YOUR OBJECTIVE =
Copy each line that holds "source".

INPUT MATERIAL =
==================================================

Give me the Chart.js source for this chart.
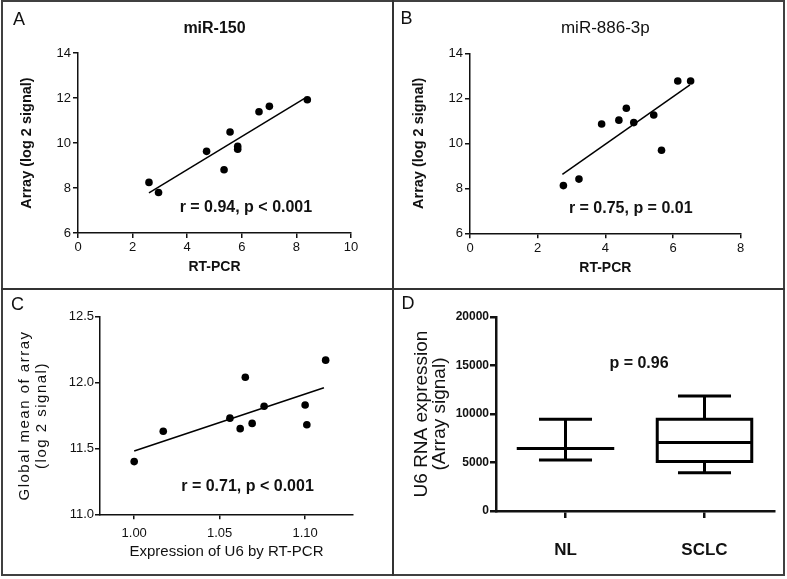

==================================================

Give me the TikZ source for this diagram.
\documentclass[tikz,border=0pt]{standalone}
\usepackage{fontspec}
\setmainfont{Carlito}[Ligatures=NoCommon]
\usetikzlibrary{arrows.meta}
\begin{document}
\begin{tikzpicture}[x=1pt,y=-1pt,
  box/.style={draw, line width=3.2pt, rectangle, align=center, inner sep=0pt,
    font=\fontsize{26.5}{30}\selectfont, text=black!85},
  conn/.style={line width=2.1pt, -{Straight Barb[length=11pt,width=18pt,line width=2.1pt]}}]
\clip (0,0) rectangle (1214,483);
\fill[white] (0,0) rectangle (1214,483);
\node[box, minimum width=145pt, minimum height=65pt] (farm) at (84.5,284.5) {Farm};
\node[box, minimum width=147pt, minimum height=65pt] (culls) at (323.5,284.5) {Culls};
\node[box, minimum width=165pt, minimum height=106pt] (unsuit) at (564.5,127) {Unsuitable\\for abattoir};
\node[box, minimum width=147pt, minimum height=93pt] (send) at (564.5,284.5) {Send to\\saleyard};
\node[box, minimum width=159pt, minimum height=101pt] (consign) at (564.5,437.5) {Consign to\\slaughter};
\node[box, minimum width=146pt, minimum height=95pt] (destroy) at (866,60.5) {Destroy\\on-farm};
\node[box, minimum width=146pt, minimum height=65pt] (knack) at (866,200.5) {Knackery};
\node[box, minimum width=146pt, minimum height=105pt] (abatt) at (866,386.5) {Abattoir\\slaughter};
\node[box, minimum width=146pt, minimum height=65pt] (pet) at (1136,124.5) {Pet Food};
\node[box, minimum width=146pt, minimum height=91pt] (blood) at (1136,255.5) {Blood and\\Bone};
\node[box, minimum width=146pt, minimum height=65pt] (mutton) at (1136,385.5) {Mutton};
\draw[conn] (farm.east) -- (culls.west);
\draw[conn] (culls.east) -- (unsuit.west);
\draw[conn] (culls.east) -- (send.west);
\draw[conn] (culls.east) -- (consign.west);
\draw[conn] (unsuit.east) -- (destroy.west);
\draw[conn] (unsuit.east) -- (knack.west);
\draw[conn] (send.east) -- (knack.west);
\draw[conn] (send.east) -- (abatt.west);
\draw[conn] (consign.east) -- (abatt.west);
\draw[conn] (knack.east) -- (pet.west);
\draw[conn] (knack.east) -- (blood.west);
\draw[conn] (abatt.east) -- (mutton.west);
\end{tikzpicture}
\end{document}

==================================================

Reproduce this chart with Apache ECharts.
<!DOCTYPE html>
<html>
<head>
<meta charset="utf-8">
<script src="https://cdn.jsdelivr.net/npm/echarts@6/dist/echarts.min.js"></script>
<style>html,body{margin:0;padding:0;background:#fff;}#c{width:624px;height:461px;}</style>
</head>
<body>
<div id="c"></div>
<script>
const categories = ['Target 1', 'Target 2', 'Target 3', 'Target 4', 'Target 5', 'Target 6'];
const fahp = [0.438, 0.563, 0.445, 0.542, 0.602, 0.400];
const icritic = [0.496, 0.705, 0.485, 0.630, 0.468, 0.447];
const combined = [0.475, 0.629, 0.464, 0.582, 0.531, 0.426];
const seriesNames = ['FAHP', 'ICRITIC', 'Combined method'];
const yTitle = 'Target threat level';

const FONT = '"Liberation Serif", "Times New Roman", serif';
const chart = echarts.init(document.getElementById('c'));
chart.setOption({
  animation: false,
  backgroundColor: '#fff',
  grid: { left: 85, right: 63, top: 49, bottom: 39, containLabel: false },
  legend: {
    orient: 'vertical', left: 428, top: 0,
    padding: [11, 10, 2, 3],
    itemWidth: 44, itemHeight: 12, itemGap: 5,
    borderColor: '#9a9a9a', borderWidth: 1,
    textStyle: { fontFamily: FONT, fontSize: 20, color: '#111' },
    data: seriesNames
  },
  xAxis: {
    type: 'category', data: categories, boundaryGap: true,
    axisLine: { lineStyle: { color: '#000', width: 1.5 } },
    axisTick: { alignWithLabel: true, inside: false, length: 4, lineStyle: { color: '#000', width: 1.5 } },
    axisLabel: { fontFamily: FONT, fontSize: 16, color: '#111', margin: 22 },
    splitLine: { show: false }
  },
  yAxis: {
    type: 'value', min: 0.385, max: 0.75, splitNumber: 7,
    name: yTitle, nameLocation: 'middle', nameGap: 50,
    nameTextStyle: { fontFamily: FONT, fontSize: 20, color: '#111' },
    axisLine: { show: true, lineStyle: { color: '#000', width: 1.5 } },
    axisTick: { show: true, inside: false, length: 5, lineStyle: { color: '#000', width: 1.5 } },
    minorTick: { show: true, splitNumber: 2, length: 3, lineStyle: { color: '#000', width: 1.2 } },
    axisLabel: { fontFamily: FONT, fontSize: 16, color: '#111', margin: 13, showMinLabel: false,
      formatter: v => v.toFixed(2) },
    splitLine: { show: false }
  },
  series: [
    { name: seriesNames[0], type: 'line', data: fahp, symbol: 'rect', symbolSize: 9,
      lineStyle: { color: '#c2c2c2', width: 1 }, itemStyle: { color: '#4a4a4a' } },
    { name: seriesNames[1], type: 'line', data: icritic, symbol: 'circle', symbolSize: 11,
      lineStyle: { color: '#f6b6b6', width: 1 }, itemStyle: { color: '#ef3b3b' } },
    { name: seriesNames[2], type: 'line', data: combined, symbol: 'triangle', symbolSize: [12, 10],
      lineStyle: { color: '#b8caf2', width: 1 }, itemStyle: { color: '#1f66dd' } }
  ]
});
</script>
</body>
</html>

==================================================

SOLUTION TO THE PROBLEM =
Give me the Chart.js source for this chart.
Give me the TikZ source for this diagram.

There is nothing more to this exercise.